With her new position at Catholic Charities, Montalvo-Gesser plans to focus the organization on social justice.

“I hope to set up immigration services and integrate the refugee efforts in our diocese,” Montalvo-Gesser said. “I hope to work to bring services for human trafficking victims, assist in efforts for adequate housing and serving the poor and marginalized in our parish communities.”

Nominated five times previously, Montalvo-Gesser jokingly told the audience she considered herself the Susan Lucci of the ATHENA Awards. (Susan Lucci was a soap opera actress that won her first Emmy in 1999 after 19 straight years of being nominated in the Best Actress category.)

“This is not recognition for me, but for the causes I believe in,” she said.

More than winning the award, Montalvo-Gesser said being nominated with 16 other successful female leaders and being recognized by an organization like Girls Inc., was the real honor.

The event also posthumously honored Louise Gasser Kirtley — one of the names on Montalvo-Gesser’s scrap of paper — with the Legacy Award for her trailblazing efforts for the women of Daviess County, particularly those in the legal community. Kirtley was the first female attorney to be admitted to the Daviess County bar, the first female trial judge, first female city attorney and first female state representative.

Running the ATHENA Award lunch with confidence and poise were the young ladies of Girls Inc., who kept the audience laughing. Girls ranging from third to eighth grades moved the 500 people in attendance with personal stories of what Girls Inc. meant to them.

Estes third-grader Dulce described coming to America with her mom from Mexico and how Girls Inc. has taught her about STEM (science, technology, engineering and math). Lakari who was born with one leg shorter than the other has experienced bullying, but said she has gained confidence through Girls Inc. and was able to have her first sleepover. Third-grader Kalli said she wants to be a scientist after meeting one at Girls Inc., and 14-year-old Kaliyah said Girls Inc. has been life-changing.

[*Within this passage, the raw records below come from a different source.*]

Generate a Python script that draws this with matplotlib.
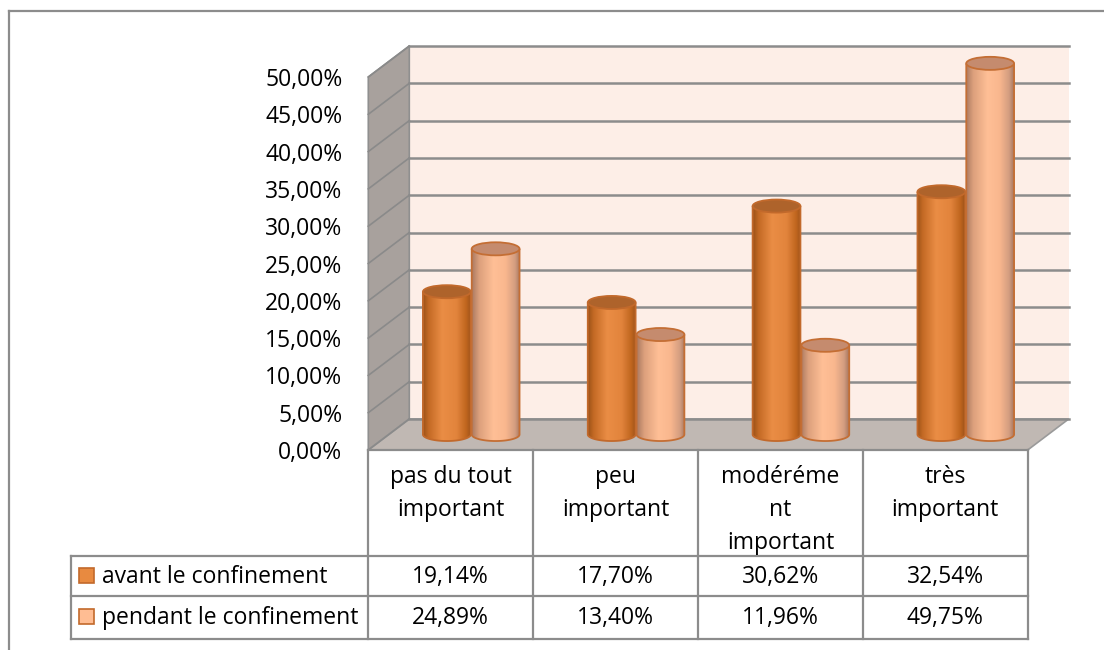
import numpy as np
import matplotlib
matplotlib.use('Agg')
import matplotlib.pyplot as plt
import matplotlib.transforms as mtransforms
from matplotlib.patches import Polygon, Ellipse, Rectangle
from matplotlib.lines import Line2D
from matplotlib.colors import LinearSegmentedColormap

# données
categories = ["pas du tout\nimportant", "peu\nimportant", "modéréme\nnt\nimportant", "très\nimportant"]
series_names = ["avant le confinement", "pendant le confinement"]
avant = [19.14, 17.70, 30.62, 32.54]
pendant = [24.89, 13.40, 11.96, 49.75]
y_ticks = [0, 5, 10, 15, 20, 25, 30, 35, 40, 45, 50]


def fmt_pct(v):
    return f"{v:.2f}%".replace('.', ',')


W, H, DPI = 1104, 650, 100
plt.rcParams['font.family'] = ['Open Sans', 'DejaVu Sans']
FS = 16.5
GRID = '#8c8c8c'

fig = plt.figure(figsize=(W / DPI, H / DPI), dpi=DPI)
fig.patch.set_facecolor('white')

# plan avant de la boite 3D (pixels, origine en haut a gauche)
X0, X1, Y0, Y1 = 368.3, 1027.7, 450, 77
ax = fig.add_axes([X0 / W, 1 - Y0 / H, (X1 - X0) / W, (Y0 - Y1) / H])
ax.set_xlim(0, 4)
ax.set_ylim(0, 50)
ax.axis('off')

# profondeur de la boite
DX, DY = 41, 31
ident = mtransforms.IdentityTransform()
# repere pixel avec origine en haut a gauche
tpx = mtransforms.Affine2D().scale(1 / W, -1 / H).translate(0, 1) + fig.transFigure


def depth(frac):
    return ax.transData + mtransforms.Affine2D().translate(DX * frac, DY * frac)


def pix(x, y, frac):
    px = ax.transData.transform((x, y))
    return (px[0] + DX * frac, px[1] + DY * frac)


nc = len(categories)
ymax = y_ticks[-1]

# murs et sol
ax.add_patch(Polygon([(0, 0), (nc, 0), (nc, ymax), (0, ymax)], closed=True, transform=depth(1),
                     facecolor='#fdeee7', edgecolor='none', zorder=1, clip_on=False))
ax.add_patch(Polygon([pix(0, 0, 0), pix(0, ymax, 0), pix(0, ymax, 1), pix(0, 0, 1)], closed=True,
                     transform=ident, facecolor='#a8a19d', edgecolor='#8f8f8f', lw=1.2, zorder=1, clip_on=False))
ax.add_patch(Polygon([pix(0, 0, 0), pix(nc, 0, 0), pix(nc, 0, 1), pix(0, 0, 1)], closed=True,
                     transform=ident, facecolor='#c0b8b3', edgecolor='#9a9a9a', lw=1.2, zorder=1, clip_on=False))

# quadrillage
for v in y_ticks:
    ax.add_line(Line2D([0, nc], [v, v], transform=depth(1), color=GRID, lw=1.8, zorder=2, clip_on=False))
    a, b = pix(0, v, 0), pix(0, v, 1)
    ax.add_line(Line2D([a[0], b[0]], [a[1], b[1]], transform=ident, color='#8a8a8a', lw=1.2, zorder=2,
                       clip_on=False))
    ax.text(0, v, fmt_pct(v), transform=mtransforms.offset_copy(ax.transData, fig, x=-26, y=-3, units='dots'),
            ha='right', va='center', fontsize=FS, color='black', clip_on=False)

# cylindres
orange_cmap = LinearSegmentedColormap.from_list(
    'orange', [(0, '#9c5218'), (0.12, '#c46a25'), (0.4, '#ea8d45'), (0.7, '#e2843c'), (0.9, '#c0661f'), (1, '#9e531a')])
pink_cmap = LinearSegmentedColormap.from_list(
    'pink', [(0, '#ab7a62'), (0.15, '#dca07c'), (0.45, '#ffbf96'), (0.7, '#f9b78e'), (0.9, '#d39d80'), (1, '#a87860')])
styles = [
    dict(cmap=orange_cmap, top='#ae632b', edge='#c2692b'),
    dict(cmap=pink_cmap, top='#c58b6e', edge='#c46e34'),
]
cyl_w = 0.29
eh = 1.75
offsets = [-0.148, 0.148]
grad = np.linspace(0, 1, 256).reshape(1, -1)


def draw_cylinder(xc, top, st, z):
    tr = depth(0.5)
    x0, x1 = xc - cyl_w / 2, xc + cyl_w / 2
    t = np.linspace(np.pi, 2 * np.pi, 60)
    lower = list(zip(xc + cyl_w / 2 * np.cos(t), eh / 2 * np.sin(t)))
    upper = list(zip(xc - cyl_w / 2 * np.cos(t), top - eh / 2 * np.sin(t)))
    # contour du fut (sans le haut) et zone de remplissage complete
    body = Polygon([(x0, top)] + lower + [(x1, top)], closed=False, transform=tr, facecolor='none',
                   edgecolor=st['edge'], lw=1.3, zorder=z + 0.2, clip_on=False)
    ax.add_patch(body)
    fill = Polygon(lower + upper, closed=True, transform=tr, facecolor='none', edgecolor='none')
    im = ax.imshow(grad, cmap=st['cmap'], extent=[x0, x1, -eh / 2, top + eh / 2], transform=tr,
                   aspect='auto', interpolation='bilinear', zorder=z)
    # le haut des cylindres depasse du cadre des axes
    im.set_clip_box(fig.bbox)
    im.set_clip_path(fill)
    cap = Ellipse((xc, top), cyl_w, eh, transform=tr, facecolor=st['top'], edgecolor=st['edge'],
                  lw=1.3, zorder=z + 0.3, clip_on=False)
    ax.add_patch(cap)


z = 3
for i in range(nc):
    for s, vals in enumerate([avant, pendant]):
        draw_cylinder(i + 0.5 + offsets[s], vals[i], styles[s], z)
        z += 1

ax.set_xlim(0, nc)
ax.set_ylim(0, ymax)

# tableau de donnees
col_px = [ax.transData.transform((i, 0))[0] for i in range(nc + 1)]
TL, T_HEAD, T_MID, T_BOT = 70.7, 555.7, 596, 639
lines = [
    ([col_px[0], col_px[-1]], [Y0, Y0]),
    ([TL, col_px[-1]], [T_HEAD, T_HEAD]),
    ([TL, col_px[-1]], [T_MID, T_MID]),
    ([TL, col_px[-1]], [T_BOT, T_BOT]),
    ([TL, TL], [T_HEAD, T_BOT]),
]
for cx in col_px:
    lines.append(([cx, cx], [Y0, T_BOT]))
for xs, ys in lines:
    fig.add_artist(Line2D(xs, ys, transform=tpx, color=GRID, lw=1.6, zorder=2))

for i, cat in enumerate(categories):
    cx = (col_px[i] + col_px[i + 1]) / 2
    for j, part in enumerate(cat.split('\n')):
        fig.text(cx, 483 + 33 * j, part, transform=tpx, ha='center', va='baseline', fontsize=FS)
    for r, vals in enumerate([avant, pendant]):
        fig.text(cx, 583 + 41 * r, fmt_pct(vals[i]), transform=tpx, ha='center', va='baseline', fontsize=FS)

legend_fill = ['#e88a40', '#ffbd93']
for r, name in enumerate(series_names):
    fig.add_artist(Rectangle((79, 568 + 41 * r), 15, 15, transform=tpx, facecolor=legend_fill[r],
                             edgecolor='#c2692b', lw=1.2))
    fig.text(101.7, 583 + 41 * r, name, transform=tpx, ha='left', va='baseline', fontsize=FS)

# cadre
fig.add_artist(Line2D([9, 9], [11, H], transform=tpx, color=GRID, lw=1.6))
fig.add_artist(Line2D([9, W], [11, 11], transform=tpx, color=GRID, lw=1.6))

fig.savefig('out.png', dpi=DPI, facecolor='white')
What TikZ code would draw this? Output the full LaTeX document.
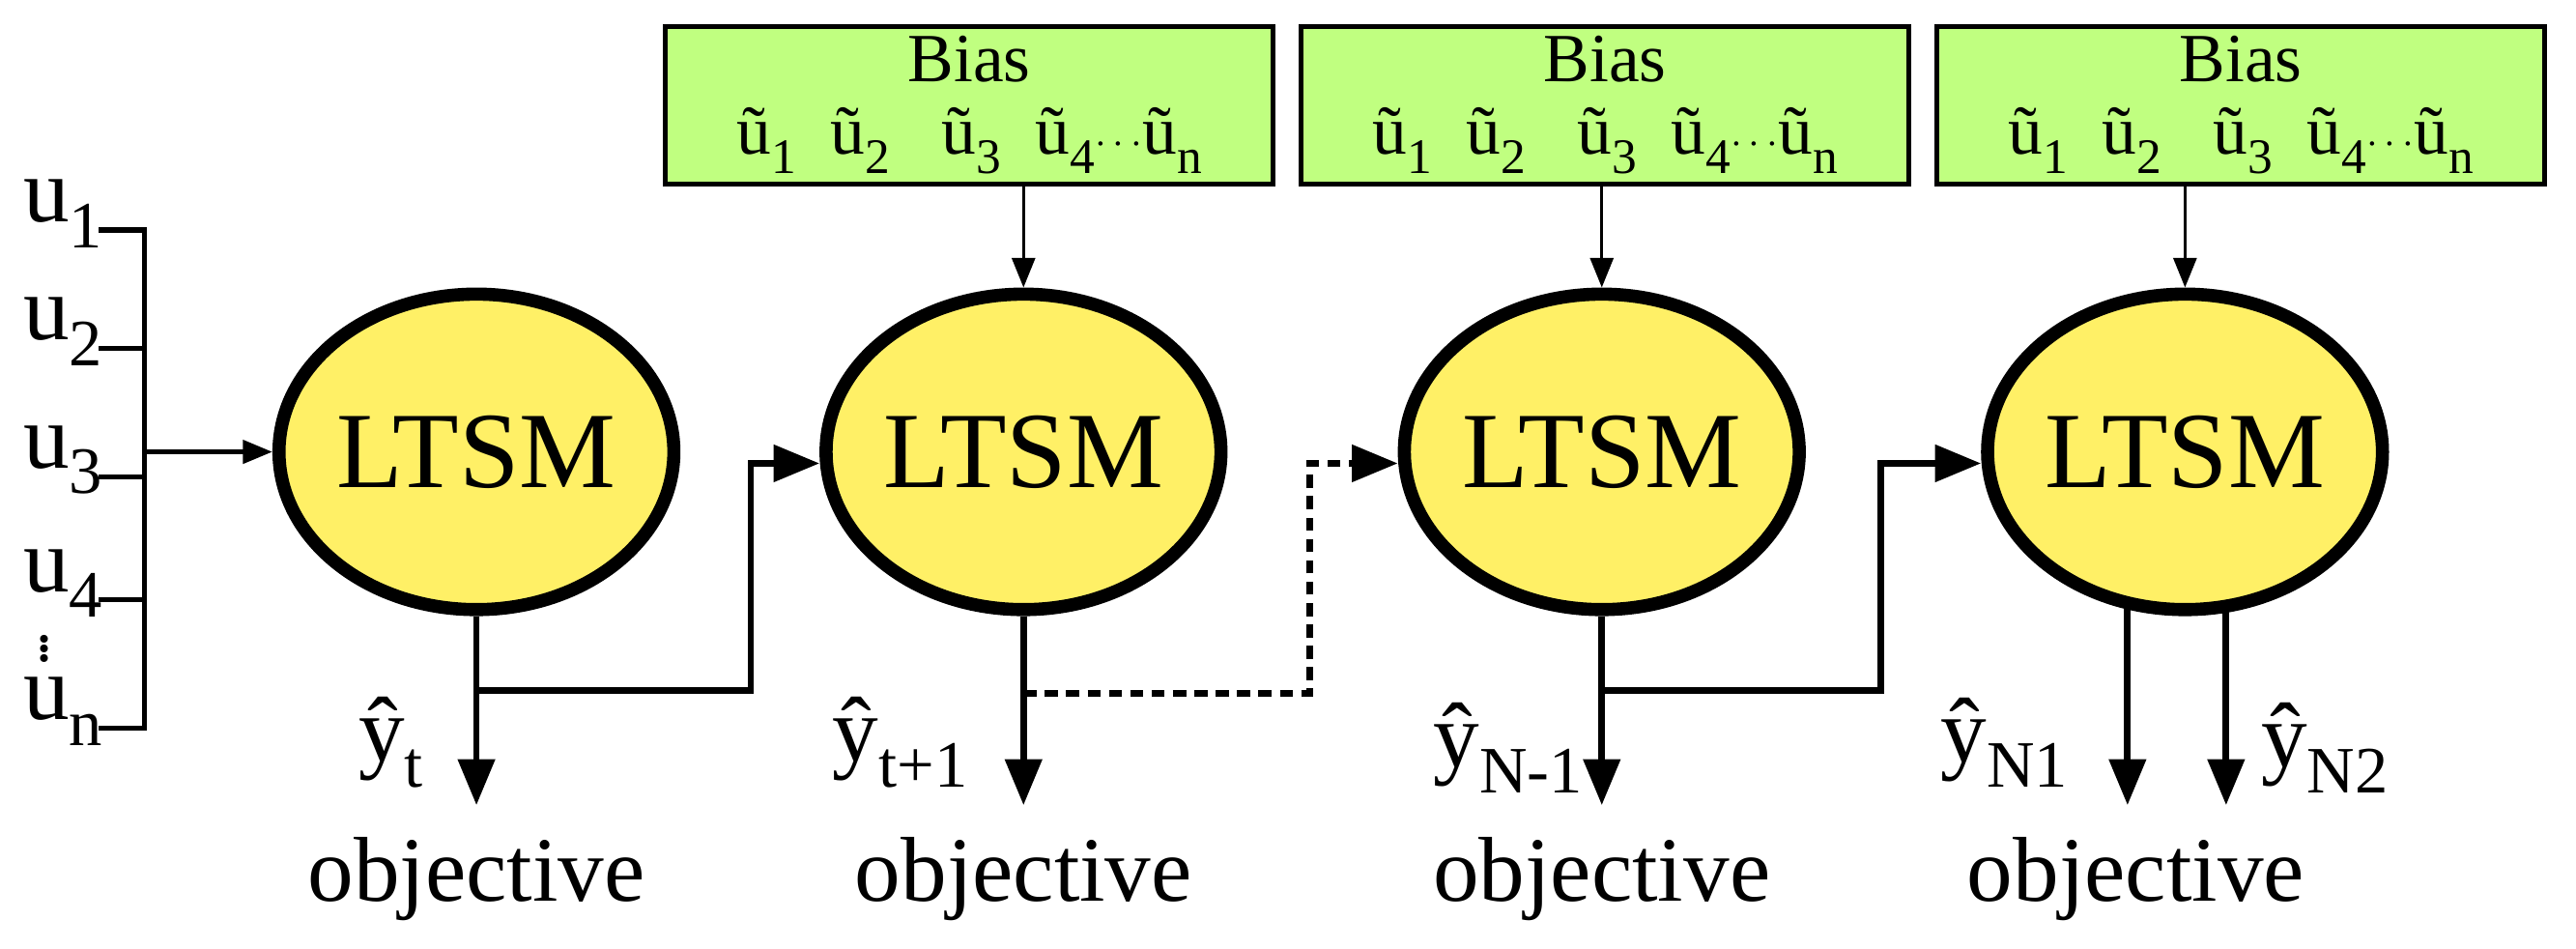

“I don’t know what I want to be, but I know I can be anything because of Girls Inc.,” Kaliyah said.

This year marks the 50th anniversary of Girls Inc. in Owensboro. In 1969, when Girls Inc. began in a single apartment in Rolling Heights, women made up 43 percent of the workforce, yet only made half the income of their male counterparts at the time.

“Women were underpaid, lacking in education and athletic and professional opportunities,” said Sue Napper of the Girls Inc. board. “A group of local visionaries sought to create programming for girls. They helped improve thousands of girls’ lives, giving them a voice and tools to succeed.”

Napper said a key component of that success is Girls Inc. CEO Tish Correa-Osborne, who has been with the organization for 37 of the 50 years they have been active.

The convention center ballroom gave Osborne a standing ovation for her dedication to Girls Inc.